# What you are asked to do:
Only the lines from the start of the data through the line containing "const barrierTicks = [0, 10, 20, 30, 40, 50];" should be written out, exactly as they are, with both ends included and the pictures left out.

______

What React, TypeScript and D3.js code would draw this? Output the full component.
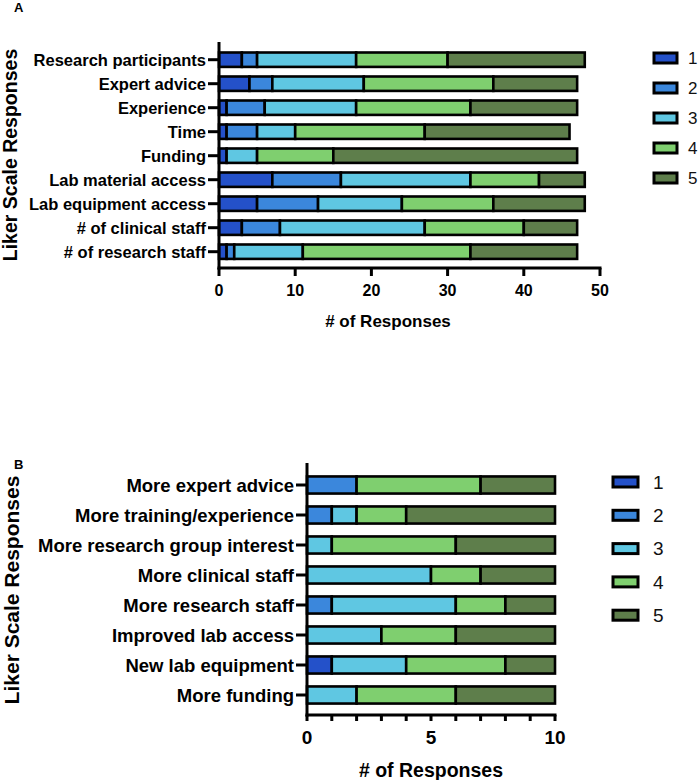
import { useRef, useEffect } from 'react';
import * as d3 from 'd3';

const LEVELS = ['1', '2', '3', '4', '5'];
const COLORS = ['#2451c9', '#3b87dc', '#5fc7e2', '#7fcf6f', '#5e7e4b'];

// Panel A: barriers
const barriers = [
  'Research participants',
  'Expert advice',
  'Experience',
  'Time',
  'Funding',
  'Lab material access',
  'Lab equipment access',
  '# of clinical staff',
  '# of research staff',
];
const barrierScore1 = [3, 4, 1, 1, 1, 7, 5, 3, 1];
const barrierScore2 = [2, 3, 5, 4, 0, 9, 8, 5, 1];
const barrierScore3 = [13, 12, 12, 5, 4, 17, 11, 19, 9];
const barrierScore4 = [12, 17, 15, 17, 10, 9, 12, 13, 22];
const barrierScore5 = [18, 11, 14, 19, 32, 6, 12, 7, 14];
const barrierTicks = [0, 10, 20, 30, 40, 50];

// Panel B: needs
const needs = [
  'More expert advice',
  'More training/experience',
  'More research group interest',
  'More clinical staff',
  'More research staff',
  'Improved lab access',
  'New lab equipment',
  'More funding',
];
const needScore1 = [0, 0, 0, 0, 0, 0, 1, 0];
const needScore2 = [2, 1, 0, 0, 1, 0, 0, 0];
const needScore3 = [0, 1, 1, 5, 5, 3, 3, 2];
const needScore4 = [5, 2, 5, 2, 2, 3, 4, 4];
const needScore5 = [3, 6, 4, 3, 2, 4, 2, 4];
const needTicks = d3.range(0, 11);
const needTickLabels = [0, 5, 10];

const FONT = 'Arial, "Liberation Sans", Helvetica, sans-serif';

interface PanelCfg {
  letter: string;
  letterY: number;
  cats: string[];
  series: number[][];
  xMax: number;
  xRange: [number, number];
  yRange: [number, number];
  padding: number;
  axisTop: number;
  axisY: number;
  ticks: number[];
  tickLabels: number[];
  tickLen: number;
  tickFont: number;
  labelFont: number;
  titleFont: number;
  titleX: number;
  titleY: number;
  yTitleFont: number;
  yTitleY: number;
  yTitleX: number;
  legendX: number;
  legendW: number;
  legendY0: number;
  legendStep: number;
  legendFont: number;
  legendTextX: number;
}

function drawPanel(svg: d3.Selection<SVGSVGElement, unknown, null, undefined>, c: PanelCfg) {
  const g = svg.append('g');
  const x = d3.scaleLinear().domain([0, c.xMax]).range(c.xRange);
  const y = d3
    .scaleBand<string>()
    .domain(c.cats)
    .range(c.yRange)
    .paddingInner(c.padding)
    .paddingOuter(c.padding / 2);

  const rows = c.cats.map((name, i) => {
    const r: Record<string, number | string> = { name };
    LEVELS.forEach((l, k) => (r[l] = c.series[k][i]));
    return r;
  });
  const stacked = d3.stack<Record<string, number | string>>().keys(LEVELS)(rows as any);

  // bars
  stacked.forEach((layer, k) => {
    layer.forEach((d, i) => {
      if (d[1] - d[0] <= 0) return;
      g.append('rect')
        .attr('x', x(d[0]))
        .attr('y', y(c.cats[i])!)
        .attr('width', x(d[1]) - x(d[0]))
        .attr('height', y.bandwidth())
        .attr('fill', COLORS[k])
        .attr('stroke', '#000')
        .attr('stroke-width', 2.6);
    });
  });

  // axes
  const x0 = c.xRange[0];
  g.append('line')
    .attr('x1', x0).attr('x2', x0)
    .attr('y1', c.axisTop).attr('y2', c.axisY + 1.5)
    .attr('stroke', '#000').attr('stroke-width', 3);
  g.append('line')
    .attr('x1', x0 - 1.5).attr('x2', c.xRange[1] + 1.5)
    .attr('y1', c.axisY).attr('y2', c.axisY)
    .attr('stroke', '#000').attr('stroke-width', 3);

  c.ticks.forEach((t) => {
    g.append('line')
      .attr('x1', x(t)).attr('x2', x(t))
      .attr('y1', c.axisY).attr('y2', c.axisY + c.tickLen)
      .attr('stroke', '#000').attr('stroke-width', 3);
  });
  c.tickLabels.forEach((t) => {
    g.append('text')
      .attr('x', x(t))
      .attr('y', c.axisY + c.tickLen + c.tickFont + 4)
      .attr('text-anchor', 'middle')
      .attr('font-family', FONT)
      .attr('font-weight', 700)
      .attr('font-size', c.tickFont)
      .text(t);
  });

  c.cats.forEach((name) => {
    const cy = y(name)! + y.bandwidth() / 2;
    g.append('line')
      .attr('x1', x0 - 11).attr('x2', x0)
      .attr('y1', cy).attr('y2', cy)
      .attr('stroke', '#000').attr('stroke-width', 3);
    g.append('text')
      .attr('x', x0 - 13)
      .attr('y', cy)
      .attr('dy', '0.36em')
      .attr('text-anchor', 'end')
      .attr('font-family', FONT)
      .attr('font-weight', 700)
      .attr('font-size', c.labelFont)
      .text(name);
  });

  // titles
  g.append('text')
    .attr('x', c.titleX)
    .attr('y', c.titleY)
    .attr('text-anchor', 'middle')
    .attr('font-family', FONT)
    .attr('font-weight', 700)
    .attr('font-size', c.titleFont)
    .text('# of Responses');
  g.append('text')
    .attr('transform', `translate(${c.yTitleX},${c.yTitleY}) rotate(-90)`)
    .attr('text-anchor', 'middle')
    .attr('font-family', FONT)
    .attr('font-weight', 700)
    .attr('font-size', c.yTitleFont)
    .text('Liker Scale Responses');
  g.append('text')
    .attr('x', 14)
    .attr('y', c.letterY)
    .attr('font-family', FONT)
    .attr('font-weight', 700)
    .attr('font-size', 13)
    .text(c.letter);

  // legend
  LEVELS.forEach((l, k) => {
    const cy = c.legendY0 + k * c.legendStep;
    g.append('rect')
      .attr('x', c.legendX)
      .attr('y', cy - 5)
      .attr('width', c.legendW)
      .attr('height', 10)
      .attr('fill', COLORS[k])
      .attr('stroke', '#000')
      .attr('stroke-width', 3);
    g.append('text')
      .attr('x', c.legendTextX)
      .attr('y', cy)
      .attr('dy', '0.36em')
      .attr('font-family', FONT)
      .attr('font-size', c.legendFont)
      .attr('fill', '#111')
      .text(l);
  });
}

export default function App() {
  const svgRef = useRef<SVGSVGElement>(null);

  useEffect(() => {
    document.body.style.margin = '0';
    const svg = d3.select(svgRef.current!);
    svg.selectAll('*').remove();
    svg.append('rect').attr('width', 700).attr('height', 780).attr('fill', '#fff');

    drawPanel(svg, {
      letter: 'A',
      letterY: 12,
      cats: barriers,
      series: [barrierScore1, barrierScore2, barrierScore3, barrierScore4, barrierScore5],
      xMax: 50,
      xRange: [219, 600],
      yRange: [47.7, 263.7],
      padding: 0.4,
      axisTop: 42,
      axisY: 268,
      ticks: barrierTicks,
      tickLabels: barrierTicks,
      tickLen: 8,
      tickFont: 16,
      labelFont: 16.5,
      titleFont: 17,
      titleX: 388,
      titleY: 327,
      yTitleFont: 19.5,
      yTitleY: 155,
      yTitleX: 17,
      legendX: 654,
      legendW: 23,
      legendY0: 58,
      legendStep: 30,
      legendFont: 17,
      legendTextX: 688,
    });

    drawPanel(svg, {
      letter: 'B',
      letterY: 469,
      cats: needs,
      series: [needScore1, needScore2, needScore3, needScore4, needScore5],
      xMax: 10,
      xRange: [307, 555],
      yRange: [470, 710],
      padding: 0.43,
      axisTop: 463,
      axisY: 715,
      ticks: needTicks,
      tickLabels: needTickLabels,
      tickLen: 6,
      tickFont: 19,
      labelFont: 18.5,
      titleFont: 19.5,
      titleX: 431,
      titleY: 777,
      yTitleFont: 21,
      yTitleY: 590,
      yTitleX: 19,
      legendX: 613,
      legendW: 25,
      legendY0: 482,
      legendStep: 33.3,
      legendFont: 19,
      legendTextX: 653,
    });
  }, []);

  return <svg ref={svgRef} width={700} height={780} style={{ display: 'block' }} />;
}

______

# Full output:
What React, TypeScript and D3.js code would draw this? Output the full component.
import { useRef, useEffect } from 'react';
import * as d3 from 'd3';

const LEVELS = ['1', '2', '3', '4', '5'];
const COLORS = ['#2451c9', '#3b87dc', '#5fc7e2', '#7fcf6f', '#5e7e4b'];

// Panel A: barriers
const barriers = [
  'Research participants',
  'Expert advice',
  'Experience',
  'Time',
  'Funding',
  'Lab material access',
  'Lab equipment access',
  '# of clinical staff',
  '# of research staff',
];
const barrierScore1 = [3, 4, 1, 1, 1, 7, 5, 3, 1];
const barrierScore2 = [2, 3, 5, 4, 0, 9, 8, 5, 1];
const barrierScore3 = [13, 12, 12, 5, 4, 17, 11, 19, 9];
const barrierScore4 = [12, 17, 15, 17, 10, 9, 12, 13, 22];
const barrierScore5 = [18, 11, 14, 19, 32, 6, 12, 7, 14];
const barrierTicks = [0, 10, 20, 30, 40, 50];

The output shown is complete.